Usage

TERA is composed of TE identification (TERA detect), annotation (TERA anno), and quantification (TERA quant).

Input files

RNA sequencing files: paired end, in FASTQ format (fastq or fastq.gz)
TE reference: TE annotation in BED format (8 fields: chrom, chromStart, chromEnd, ID, name, strand, family, class) and GTF format (use script/TEbedtogtf.R).
Reference genome: reference genome sequence (FASTA) and annotation (GTF) are required. You can create genome index manually before running TERA.

TERA

usage: TERA [-h] {detect,anno,quant} ...

TERA: pipeline for Transposable Element-derived RNA Analysis

positional arguments:
  {detect,anno,quant}  sub-command help
    detect        detect help
    anno          anno help
    quant         quant help

optional arguments:
  -h, --help      show this help message and exit

TERA detect

TERA detect is designed for teRNA detection.

usage: tera.py detect [-h] -fq1 FASTQ1 -fq2 FASTQ2 --TE_bed TE_BED --TE_gtf
                      TE_GTF -r REF_GENOME -a ANNOTATION [-s {RF,FR}]
                      [-o OUTPUT_DIR] [-p PREFIX] [-m {1,2}] [-S STAR_INDEX]
                      [-G GMAP_INDEX] [-g GMAP_INDEX_NAME] [-t NTHREAD]
                      [--genomeSAindexNbases GENOMESAINDEXNBASES]
                      [--nthreadsort NTHREADSORT] [--nRAMsort NRAMSORT]
                      [--nRAMassem NRAMASSEM] [--max_intron MAX_INTRON]
                      [--min_identity MIN_IDENTITY]
                      [--min_coverage MIN_COVERAGE]

Main outputs:

  1. ${prefix}.gtf (TE transcripts)

  2. ${prefix}_TE_exon.bed (TE exons): 11 columns for chromosome, start, end, transcript_id, gene_id, strand, exon_type, TE_ID, TE_name, TE_family, TE_class

TERA anno

TERA anno is designed for teRNA annotation.

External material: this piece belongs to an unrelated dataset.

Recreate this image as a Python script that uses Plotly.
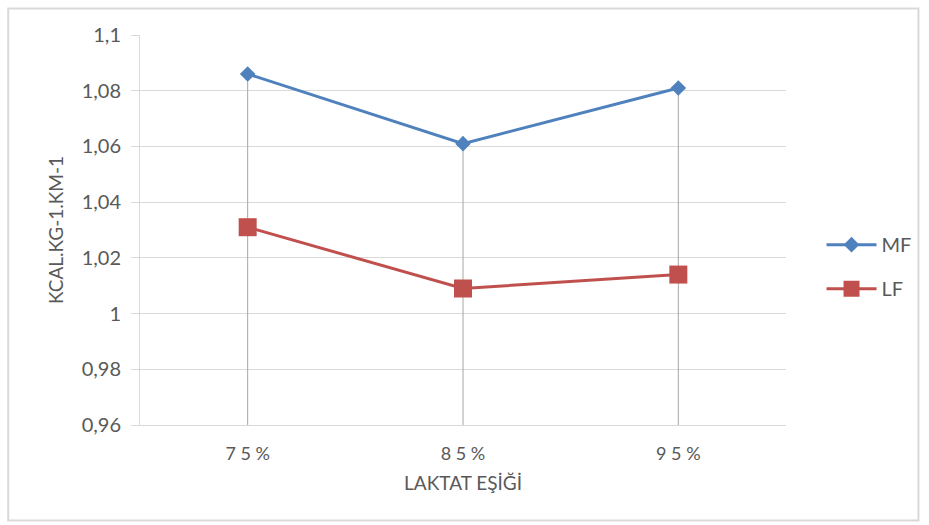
import plotly.graph_objects as go

categories = ["75%", "85%", "95%"]
tick_labels_x = ["7 5 %", "8 5 %", "9 5 %"]
mf_values = [1.086, 1.061, 1.081]
lf_values = [1.031, 1.009, 1.014]
y_tick_vals = [0.96, 0.98, 1.0, 1.02, 1.04, 1.06, 1.08, 1.1]
y_tick_text = ["0,96", "0,98", "1", "1,02", "1,04", "1,06", "1,08", "1,1"]
y_min, y_max = 0.96, 1.1

FONT = "Lato"
TXT = "#595959"
GRID = "#d9d9d9"

fig = go.Figure()

# drop lines (Excel style): from highest point down to axis minimum
dx, dy = [], []
for c, a, b in zip(categories, mf_values, lf_values):
    dx += [c, c, None]
    dy += [max(a, b), y_min, None]
fig.add_trace(go.Scatter(x=dx, y=dy, mode="lines", line=dict(color="#a6a6a6", width=1),
                         showlegend=False, hoverinfo="skip"))

fig.add_trace(go.Scatter(x=categories, y=mf_values, name="MF", mode="lines+markers",
                         line=dict(color="#4f81bd", width=3),
                         marker=dict(symbol="diamond", size=12, color="#4f81bd"),
                         legendgroup="a"))
fig.add_trace(go.Scatter(x=categories, y=lf_values, name="LF", mode="lines+markers",
                         line=dict(color="#c0504d", width=3),
                         marker=dict(symbol="square", size=18, color="#c0504d"),
                         legendgroup="b"))

fig.update_layout(
    width=929, height=525,
    margin=dict(l=140, r=141, t=35, b=100),
    paper_bgcolor="white", plot_bgcolor="white",
    font=dict(family=FONT, color=TXT, size=20),
    showlegend=True,
    legend=dict(x=1.055, y=0.406, xanchor="left", yanchor="middle",
                font=dict(size=20, color=TXT, family=FONT),
                traceorder="grouped", tracegroupgap=15, itemwidth=50),
    xaxis=dict(type="category", categoryorder="array", categoryarray=categories,
               tickvals=categories, ticktext=tick_labels_x,
               range=[-0.5, 2.5], showgrid=False, showline=True, linecolor=GRID, linewidth=1,
               ticks="", tickfont=dict(size=18, color=TXT, family=FONT),
               ticklabelstandoff=12,
               title=dict(text="LAKTAT EŞİĞİ", font=dict(size=19, color=TXT, family=FONT), standoff=14),
               zeroline=False),
    yaxis=dict(range=[y_min, y_max], tickvals=y_tick_vals, ticktext=y_tick_text,
               showgrid=True, gridcolor=GRID, gridwidth=1,
               showline=True, linecolor=GRID, linewidth=1,
               ticks="outside", ticklen=8, tickcolor=GRID,
               tickfont=dict(size=20, color=TXT, family=FONT), ticklabelstandoff=6,
               title=dict(text="KCAL.KG-1.KM-1", font=dict(size=19, color=TXT, family=FONT), standoff=13),
               zeroline=False),
    shapes=[dict(type="rect", xref="paper", yref="paper", x0=-0.204, x1=1.205, y0=-0.245, y1=1.068,
                 line=dict(color=GRID, width=2), fillcolor="rgba(0,0,0,0)", layer="below")],
)

fig.write_html("out.html")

usage: tera.py anno [-h] [-i INPUT] [--TE_bed TE_BED] [-o OUTPUT_DIR]
                    [-p PREFIX] [-a ANNOTATION] [--TE_exon TE_EXON]
                    [-d EXON_DIFF]

Main outputs:

  1. ${prefix}_TE_exon_anno.bed (TE exons)

  2. ${prefix}.TE.exon.anno.txt (annotation for TE exons)

  3. ${prefix}.TE.unit.anno.txt (annotation for TE units)

TERA quant

TERA quant is designed for teRNA quantification.

usage: tera.py quant [-h] [-fq1 FASTQ1] [-fq2 FASTQ2] [--TE_gtf TE_GTF]
                     [-l LEVEL] [-s STRANDED_TYPE] [-o OUTPUT_DIR] [-p PREFIX]
                     [-r REF_GENOME] [-a ANNOTATION] [--TE_exon TE_EXON]
                     [-q QUANT] [-i INDEX] [-t NTHREAD]

Main outputs:

  1. ${prefix}.transcript.quant.out: all transcripts including TE and nonTE (transcript id, length, eff length, count, TPM)

  2. ${prefix}.TE.exon.quant.out: TE exon cluster quantification (exon cluster, count, TPM)

  3. ${prefix}.TE.unit.quant.out: TE unit quantification (TE ID, count)

  4. ${prefix}.TE.family.quant.out: TE family quantification (family ID, count)